- From: Colt Antonio Pini <Colt.Pini@nau.edu>
- Date: Tue, 27 Apr 2010 15:41:32 -0700
- To: Brad Kemper <brad.kemper@gmail.com>
- CC: "www-style@w3.org" <www-style@w3.org>
I agree with both of you, dom and class are great ways to deal with this but, it is Microsoft we are dealing with :). And it is getting off topic, but thank you all for the responses. I am learning a lot from it. Maybe in the future I will be able to contribute!

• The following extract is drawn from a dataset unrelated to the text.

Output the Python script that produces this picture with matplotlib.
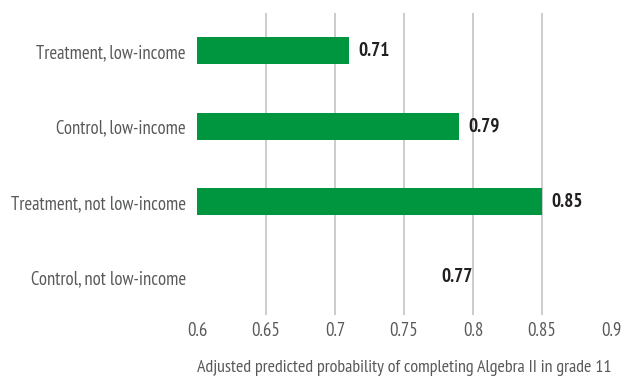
import matplotlib.pyplot as plt
import numpy as np

categories = ["Treatment, low-income", "Control, low-income",
              "Treatment, not low-income", "Control, not low-income"]
values = [0.71, 0.79, 0.85, 0.77]
bar_colors = ["#00963f", "#00963f", "#00963f", "none"]
xticks = [0.6, 0.65, 0.7, 0.75, 0.8, 0.85, 0.9]
xlabel = "Adjusted predicted probability of completing Algebra II in grade 11"

plt.rcParams["font.family"] = ["PT Sans Narrow", "DejaVu Sans"]

fig = plt.figure(figsize=(6.23, 3.82), dpi=100)
ax = fig.add_axes([197 / 623, 67 / 382, 414 / 623, 302 / 382])

y = np.arange(len(categories))
base = 0.6
ax.barh(y, np.array(values) - base, left=base, height=0.36,
        color=bar_colors, zorder=2)
for yi, v in zip(y, values):
    ax.text(v + 0.007, yi, f"{v:.2f}", va="center", ha="left",
            fontsize=13.8, fontweight="bold", color="#231f20")

ax.set_xlim(0.6, 0.9)
ax.set_ylim(3.5, -0.5)
ax.set_xticks(xticks)
ax.set_xticklabels([f"{t:g}" for t in xticks], fontsize=13.5, color="#58595b")
ax.set_yticks(y)
ax.set_yticklabels(categories, fontsize=13.4, color="#58595b")
ax.tick_params(axis="both", length=0)
ax.tick_params(axis="y", pad=8)
ax.tick_params(axis="x", pad=5)

ax.grid(axis="x", color="#c4c4c4", linewidth=1.2, zorder=0)
gl = ax.get_xgridlines()
gl[0].set_visible(False)
gl[-1].set_visible(False)
ax.set_axisbelow(True)

for s in ax.spines.values():
    s.set_visible(False)

ax.set_xlabel(xlabel, fontsize=13, color="#58595b")
ax.xaxis.set_label_coords(0.5, -0.15)

fig.savefig("out.png", dpi=100)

Colt -----Original Message----- From: Brad Kemper [mailto:brad.kemper@gmail.com] Sent: Tuesday, April 27, 2010 3:26 PM To: Anton Prowse Cc: www-style@w3.org; Colt Antonio Pini Subject: Re: Display On Apr 27, 2010, at 2:55 PM, Anton Prowse <prowse@moonhenge.net> wrote: > It's just occurred to me what the actual context of your original > request was! > >> It seems the convention to show / hide a validation tag is to >> change the inline style from display:none; to display:inline; > >> .form li > label span[style*="inline"] { >> display: block !important; >> } > > You're talking about form validation, in particular the marker which > indicates whether a form field entry was valid according some > criterion, > right? > > The way you described it, it sounds like this marker is present in the > bare document, and that you're relying on CSS to hide it most of the > time, and then using JS to unhide it when invalid input has been > entered. I'm guessing it is worse than that; that the span is getting its style attribute changed at the server based on validation that takes place at the server. I see that sort of thing often in .NET generated forms. It would be better to have it generate a class instead (such as class='invalid'), and then use a style sheet to add the marker or change the color, etc.